Three months ago I had to be placed on life support. I had gotten pneumonia and my body was shutting down, rapidly. The doctor informed me the only way to save my life was to put me on a ventilator. Darkness set in. There were no angels. No bright light trying to lure me away. I remember nothing. Did you know that every day you remain on a ventilator, your chances of coming off of it alive decrease? Up until the eighth day my body fought their efforts to wean me off. Perhaps somewhere in the recesses of my mind I knew this. Ten years of unbearable physical pain and ten years of “him” breaking my spirit were enough to make me not want to come back.
On the eighth day, my body was able to sustain without the breathing tube. I was angry. I was sad. I wanted to lash out at God for ignoring my desire for it to end. I felt betrayed. Why would he send me back for more? So many days I had prayed for Him to take me home. Home, where the would be no more pain. No more breaking my spirit. I guess He wasn’t finished with me. There must be unfinished business.

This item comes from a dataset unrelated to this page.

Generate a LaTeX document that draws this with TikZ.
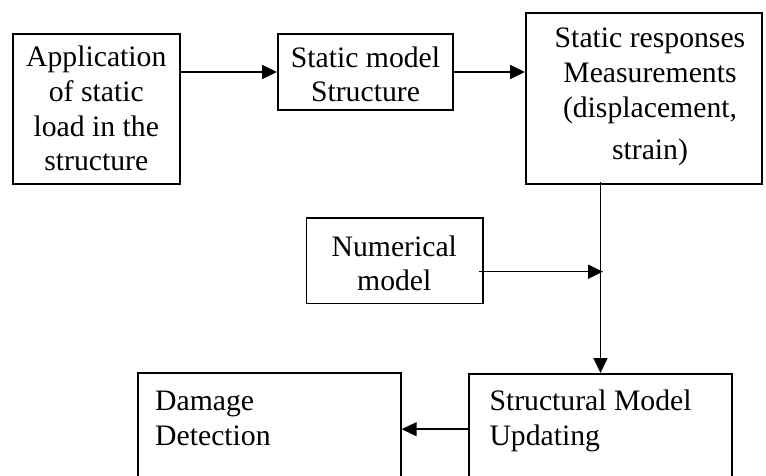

There is. I suppose He waned me to fight to get my spirit back. Of all the places I would find the courage to fight, I am finding it here with total strangers. Because of your support, I had enough courage to tell tonight that I would no longer allow him to break what was not his to break. I told him if things did not change soon he would be packing his bags. He is even ugly to my mom. She has been through enough abuse in her life. He has abused her for the last time unless he wants to pack his stuff. This is my house. He has no claim to it. My dad bought it
for me since I am disabled and can not work. He didn’t want to leave this world unless I had my own place, fully paid for. One that no one could force me out of. I am very blessed to have a dad that do that for me.
There are no words to adequately express the gratitude I have for the encouragement that total strangers have given me. You have also helped me find the courage to stand up for myself. I can not thank you all enough. The fire in me has returned. I can not wait to explore your blogs and get to know you guys.
Thank you for the love.
Crying can feel like dying – one drop at a time.